Beetroot might grace the tasting menus of many a fine-dining restaurant these days, but it’s not always enjoyed time in the spotlight. Boiled into mush, pickled in sharp, acidic vinegar and slopped onto plate after plate of school lunch, there are plenty of people in the UK who permanently turned their backs on this bright red root veg many years ago. However, in this age of culinary enlightenment, we’re much more careful and creative about how we cook it, and many of us are starting to realise just how good it can be.
One of these cooks is Frankie Fox, who co-founded The Foraging Fox with her friend Desiree Parker. Combining beetroot and apples into a smooth, vibrantly coloured ketchup, the range is now stocked in Waitrose, Sainsbury’s and farm shops and delis across the UK. And while the company is still very young, the sauce has come a long way from its origins in Frankie’s kitchen.
‘I grew up in the country and was lucky enough to have a plant and mushroom expert for a dad,’ she explains. ‘We’d grow things and go foraging all the time, which meant I have a lovely childhood. When I became a parent I was working incredibly long hours in London, and I wanted to take a break and spend some time with the kids. We moved into a house on the Welsh border in the middle of nowhere with this huge ramshackle garden, and I decided to make it into a bit of a project for the children. We were growing all sorts, but the beetroots were so successful we were left with a huge glut.’
Find out more about The Foraging Fox by listening to Frankie on The FoodTalk Show Podcast.
Of course, whenever you get a glut of something, you usually turn to the stove, making as many chutneys and pickles as you can. Frankie began doing the same, but then had an idea. ‘It felt obvious at the time to combine the beetroot with all our apples and turn them into a ketchup. They go really well together and they’re both naturally sweet, and when you’re making things for your children to eat you don’t want it to be full of sugar – you want it to be as natural as possible. So, we tinkered away, and the kids were brutally honest critics. It was really fun and eventually turned into a bit of an obsession; I was taking Kilner jars round to friends and doing blind taste tests to really nail the recipe.’

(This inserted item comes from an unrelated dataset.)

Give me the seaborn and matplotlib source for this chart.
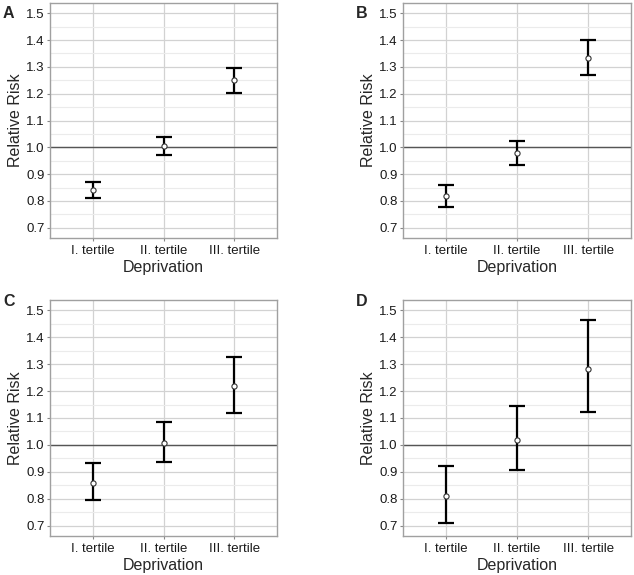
import numpy as np
import pandas as pd
import seaborn as sns
import matplotlib.pyplot as plt
from matplotlib.ticker import MultipleLocator

# Data
tertiles = ['I. tertile', 'II. tertile', 'III. tertile']
panels = ['A', 'B', 'C', 'D']

rr_A = [0.841, 1.006, 1.250]
lo_A = [0.812, 0.972, 1.202]
hi_A = [0.872, 1.037, 1.297]

rr_B = [0.817, 0.977, 1.333]
lo_B = [0.776, 0.933, 1.268]
hi_B = [0.859, 1.022, 1.401]

rr_C = [0.859, 1.007, 1.218]
lo_C = [0.794, 0.935, 1.117]
hi_C = [0.932, 1.084, 1.327]

rr_D = [0.811, 1.018, 1.281]
lo_D = [0.711, 0.907, 1.122]
hi_D = [0.922, 1.143, 1.463]

yticks = [0.7, 0.8, 0.9, 1.0, 1.1, 1.2, 1.3, 1.4, 1.5]

sns.set_theme(style='white')
plt.rcParams['font.family'] = ['Liberation Sans', 'DejaVu Sans']

fig = plt.figure(figsize=(6.34, 5.75), dpi=100)

W, H = 634, 575
# axes boxes in pixels: left, top, right, bottom
boxes = {
    'A': (50, 3, 277, 238),
    'B': (403, 3, 631, 238),
    'C': (50, 300, 277, 536),
    'D': (403, 300, 631, 536),
}
# panel tag centre (pixels from top)
tag_y = {'A': 14, 'B': 14, 'C': 301, 'D': 301}

series = {
    'A': (rr_A, lo_A, hi_A),
    'B': (rr_B, lo_B, hi_B),
    'C': (rr_C, lo_C, hi_C),
    'D': (rr_D, lo_D, hi_D),
}

for p in panels:
    l, t, r, b = boxes[p]
    ax = fig.add_axes([l / W, 1 - b / H, (r - l) / W, (b - t) / H])
    rr, lo, hi = series[p]
    df = pd.DataFrame({'tertile': tertiles, 'rr': rr, 'lo': lo, 'hi': hi})
    x = np.arange(len(tertiles))

    # grid
    ax.yaxis.set_minor_locator(MultipleLocator(0.05))
    ax.grid(True, which='minor', axis='y', color='#ebebeb', linewidth=0.8, zorder=0)
    ax.grid(True, which='major', axis='both', color='#d2d2d2', linewidth=0.9, zorder=0)
    ax.set_axisbelow(True)

    ax.axhline(1.0, color='#555555', linewidth=1.0, zorder=1)

    ax.errorbar(x, df['rr'], yerr=[df['rr'] - df['lo'], df['hi'] - df['rr']],
                fmt='none', ecolor='black', elinewidth=1.6, capsize=6, capthick=1.6, zorder=2)
    sns.scatterplot(data=df, x='tertile', y='rr', ax=ax, s=14, color='white',
                    edgecolor='#333333', linewidth=0.8, zorder=3, legend=False)

    ax.set_xlim(-0.6, 2.6)
    ax.set_ylim(0.662, 1.538)
    ax.set_xticks(x)
    ax.set_xticklabels(tertiles)
    ax.set_yticks(yticks)
    ax.set_yticklabels([f'{v:.1f}' for v in yticks])
    ax.tick_params(axis='both', which='major', labelsize=9.5, length=2.5, width=0.8,
                   color='#888888', labelcolor='#1a1a1a', pad=1.5, bottom=True, left=True)
    ax.tick_params(axis='x', which='major', pad=2.5)
    ax.tick_params(axis='y', which='minor', length=0)

    for s in ax.spines.values():
        s.set_color('#a0a0a0')
        s.set_linewidth(1.0)

    ax.set_xlabel('Deprivation', fontsize=11.5, labelpad=2)
    ax.set_ylabel('Relative Risk', fontsize=11.5, labelpad=2)

    fig.text((l - 47) / W, 1 - tag_y[p] / H, p, fontsize=11.5, fontweight='bold',
             ha='left', va='center')

fig.savefig('out.png', dpi=100)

It got to the point where people were telling Frankie she should see if she could sell her creation, so she booked a small producer table at the Speciality and Fine Food Fair in 2014. ‘It’s all very well trusting your friends and family but they’re usually on your side, so I wanted to have some independent verification,’ she says. ‘I spent an entire summer in this tiny little outbuilding making up samples for it, and asked Desiree, one of my old colleagues, to come along and help me out as she’d been a big part of the journey.’

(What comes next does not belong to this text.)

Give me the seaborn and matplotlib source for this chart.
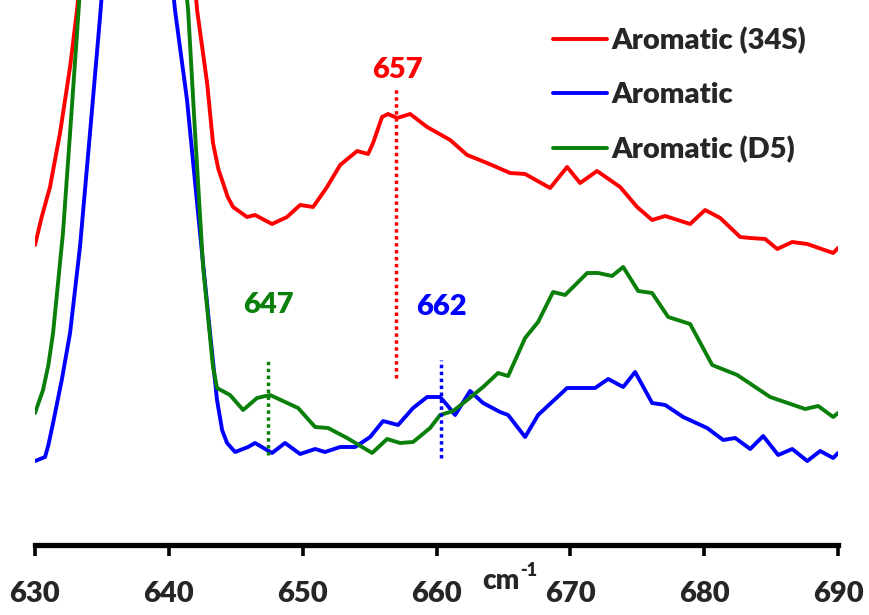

The sauce proved a huge success, and Frankie was overwhelmed with the response. ‘We got lots of orders from people wanting to sell the ketchup in their shops, which was great, but then I suddenly realised there was no way I could fulfil them in my kitchen. Thankfully, the stockists were happy to give us a few months to scale up and start the business properly. It’s been an incredibly exciting but relatively short journey – we only really started in March 2015, and we’ve been pedalling away ever since.’

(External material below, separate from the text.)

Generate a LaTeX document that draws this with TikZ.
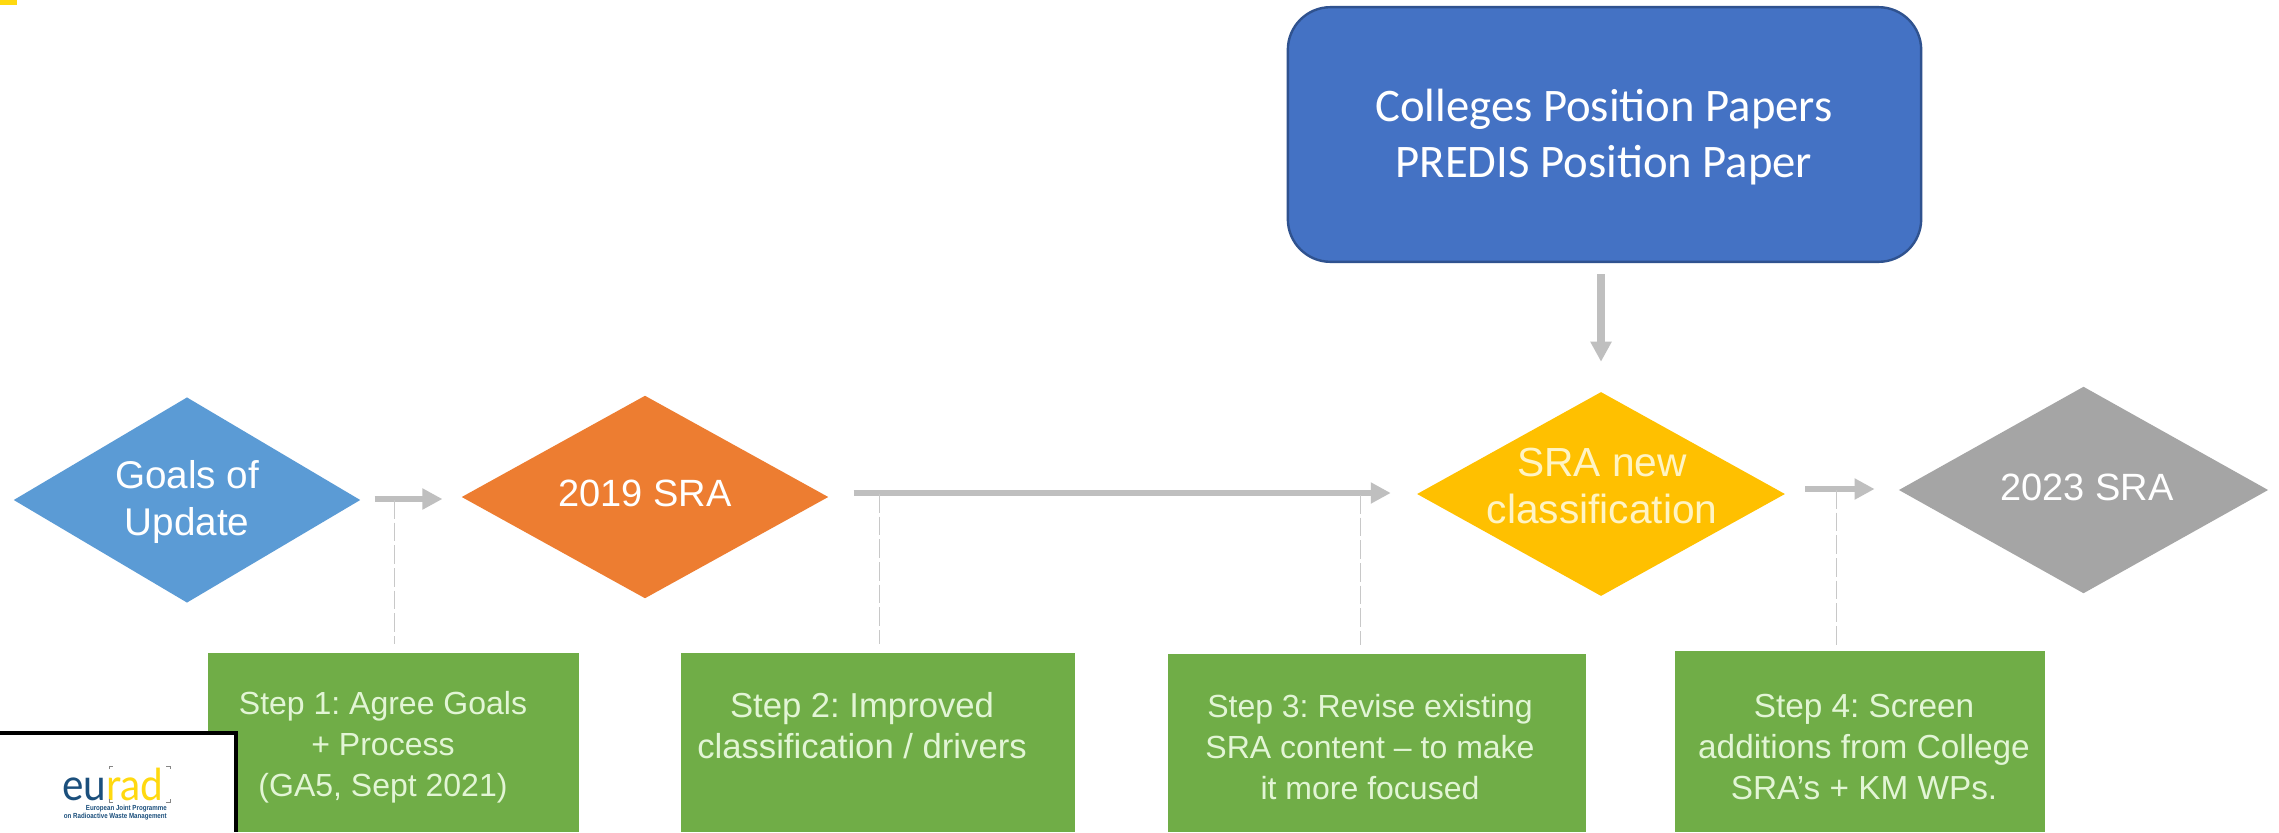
\documentclass[tikz,border=0pt]{standalone}
\usepackage{fontspec}
\setmainfont{Liberation Sans}
\newfontfamily\cond[FakeStretch=0.84]{Liberation Sans}
\newfontfamily\calib{Carlito}
\newfontfamily\logof[FakeStretch=0.92]{Lato}
\usetikzlibrary{shapes.geometric,arrows.meta,calc}
\definecolor{cblue}{HTML}{5B9BD5}
\definecolor{corange}{HTML}{ED7D31}
\definecolor{cyellow}{HTML}{FFC000}
\definecolor{cgray}{HTML}{A5A5A5}
\definecolor{cgreen}{HTML}{70AD47}
\definecolor{cbox}{HTML}{4472C4}
\definecolor{cboxb}{HTML}{2F528F}
\definecolor{carrow}{HTML}{BFBFBF}
\definecolor{cguide}{HTML}{C8C8C8}
\definecolor{ctext}{HTML}{E2F5D5}
\definecolor{cytext}{HTML}{FFF4C4}
\definecolor{ceu}{HTML}{1B4F7C}
\definecolor{crad}{HTML}{FFD90F}
\tikzset{
  dia/.style={shape=diamond,fill=#1,draw=none,inner sep=0pt},
  lab/.style={text=white,font=\fontsize{#1}{35}\selectfont\frenchspacing,align=center,inner sep=0pt},
  greenbox/.style={fill=cgreen,draw=none,inner sep=0pt,anchor=north west},
  steptext/.style={text=ctext,font=\fontsize{#1}{30.7}\selectfont\frenchspacing,align=center,inner sep=0pt},
  arr/.style={draw=carrow,line width=4.8pt,-{Triangle[width=15pt,length=15pt]}},
  guide/.style={draw=cguide,line width=0.7pt,dash pattern=on 14pt off 3pt},
}
\begin{document}
\begin{tikzpicture}[x=0.75pt,y=-0.75pt]
\useasboundingbox (0,0) rectangle (2279,832);
\fill[white] (0,0) rectangle (2279,832);
\fill[crad] (0,0) rectangle (17,5);
% diamonds
\node[dia=cblue,minimum width=260pt,minimum height=154pt] (goals) at (187,500) {};
\node[dia=corange,minimum width=275pt,minimum height=152pt] (sra19) at (645,497) {};
\node[dia=cyellow,minimum width=276pt,minimum height=153pt] (sranew) at (1601,494) {};
\node[dia=cgray,minimum width=277pt,minimum height=155pt] (sra23) at (2083.5,490) {};
\node[lab=29] (goalsl) at (187,502) {Goals of\\Update};
\node[lab=28.5] (sra19l) at (645,493) {2019 SRA};
\node[lab=30.5,text=cytext] (sranewl) at (1602,486) {SRA new\\classification};
\node[lab=28.5] (sra23l) at (2087,487) {2023 SRA};
% top box
\node[fill=cbox,draw=cboxb,line width=1.8pt,rounded corners=32pt,minimum width=475pt,minimum height=191pt] (papers) at (1604.5,134.5) {};
\node[text=white,font=\calib\fontsize{35}{41.5}\selectfont,align=center,inner sep=0pt] (papersl) at (1604,137)
  {Colleges Position Papers\\PREDIS Position Paper};
% green boxes
\node[greenbox,minimum width=278pt,minimum height=134pt] (step1) at (208,653) {};
\node[greenbox,minimum width=295pt,minimum height=134pt] (step2) at (681,653) {};
\node[greenbox,minimum width=313.5pt,minimum height=133.5pt] (step3) at (1168,654) {};
\node[greenbox,minimum width=277.5pt,minimum height=135.7pt] (step4) at (1675,651) {};
\node[steptext=24] (step1l) at (383,747) {Step 1: Agree Goals\\+ Process\\(GA5, Sept 2021)};
\node[steptext=26] (step2l) at (862,726) {Step 2: Improved\\classification / drivers};
\node[steptext=24] (step3l) at (1370,747) {Step 3: Revise existing\\SRA content – to make\\it more focused};
\node[steptext=25] (step4l) at (1864,747) {Step 4: Screen\\additions from College\\SRA's + KM WPs.};
% arrows
\draw[arr] ($(goals.east)+(14,-1)$) -- ($(sra19.west)+(-19,2)$);
\draw[arr] ($(sra19.east)+(25,-4)$) -- ($(sranew.west)+(-26,-1)$);
\draw[arr] ($(sranew.east)+(20,-5)$) -- ($(sra23.west)+(-24,-1)$);
\draw[arr,line width=5.5pt] ($(papers.south)+(-3.5,11)$) -- ($(sranew.north)+(0,-30)$);
% guides
\coordinate (g1) at (394,500);
\coordinate (g2) at (879,494);
\coordinate (g3) at (1360,495);
\coordinate (g4) at (1836,490);
\draw[guide] (g1) -- ($(g1 |- step1.north)+(0,-9)$);
\draw[guide] (g2) -- ($(g2 |- step2.north)+(0,-9)$);
\draw[guide] (g3) -- ($(g3 |- step3.north)+(0,-9)$);
\draw[guide] (g4) -- ($(g4 |- step4.north)+(0,-5)$);
% logo panel
\fill[white] (0,733) rectangle (236,832);
\draw[black,line width=2.4pt] (0,733) -- (236,733) -- (236,832);
\node[inner sep=0pt,anchor=base west,font=\logof\fontsize{33}{33}\selectfont,text=ceu] (logo) at (62,800)
  {eu\textcolor{crad}{rad}};
\draw[carrow!70!black,line width=0.5pt] (109,769) |- (113,766) (166,766) -| (170,769) (109,799) |- (113,802) (166,802) -| (170,799);
\node[inner sep=0pt,anchor=east,font=\cond\bfseries\fontsize{5.5}{6}\selectfont,text=ceu,align=right] (logot) at (167,813)
  {European Joint Programme\\on Radioactive Waste Management};
\end{tikzpicture}
\end{document}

Going from making ketchup in a kitchen to making enough to stock in shops, however, is a big jump, and Frankie had to become an overnight expert in all sorts of areas of business. ‘I never really understood what a barcode was, and it’s actually quite confusing. You have to find the right people to work with, too – because the recipe was developed on an Aga with homegrown produce, you don’t want to lose that magic. It’s like starting over again from scratch as everything is on a bigger scale. I know a lot of people wouldn’t make the leap as they like creating something handmade and selling it at farmers’ markets, but if you want to go beyond that it takes a lot of hard work. It’s tough to let go of something you’ve developed from nothing and hand it over to someone else.’
Despite scaling up, Frankie has managed to retain that magic and it’s quickly found a place in some of the biggest food shops in the UK. The original sauce is now joined by a hot variety and a smoked version, and people on social media share the different ways they use it in their cooking, as well as serving it as a sauce. ‘I like mixing the original with olive oil and drizzling it over a goat’s cheese and walnut salad – it really brings out the sweetness,’ says Frankie. ‘With the hot one, it’s great mixed with a little crème fraiche because it’s got some horseradish in it. You’re left with this posh Marie Rose sauce that works great with hot smoked salmon and new potatoes. The smoked version I slather over pretty much everything!’